Which is what society needs. We need a mass rejection of nonsense. We have to strip the power that online outrage has over us as flesh and blood people. We have to be willing to tell jokes, including ones that don’t land, but that actually point out the absurdities of life without consideration of how they’ll be treated politically. 

Andrew Breitbart famously noted that politics is downstream of culture, but what we’re starting to see is that those in charge of the culture have lost their ability to shape it. Instead, they’re having to respond. Disney, especially, is learning it cannot steer the current anymore. Instead, it’s having to listen to the audience, who will just exit the ride rather than continue to be lectured. 

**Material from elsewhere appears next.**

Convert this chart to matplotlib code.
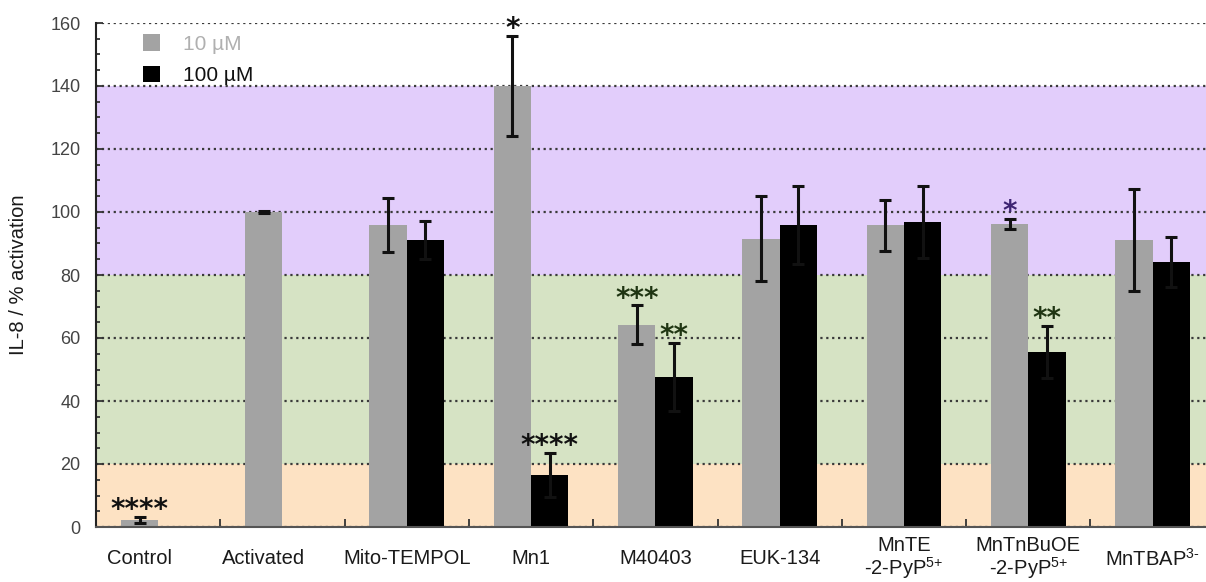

This is why Gillis hosting the ESPYs was a success, regardless of how well his act landed. (These writers at People were not fans, for example, though at least they referred to the monologue as brave. One assumes they simply forgot to use the more correct woke formulation of “stunning and brave” rather than omitting the “stunning” part.)

Regardless, whether you loved, hated, or were ambivalent about his open, you have to admit that in 2025, it was not Gillis who was “stunning and brave,” but Disney and ESPN who deserve a modicum of praise for their decision to book him in the first place. The vibe has shifted, and our would-be commissars are finally starting to catch on.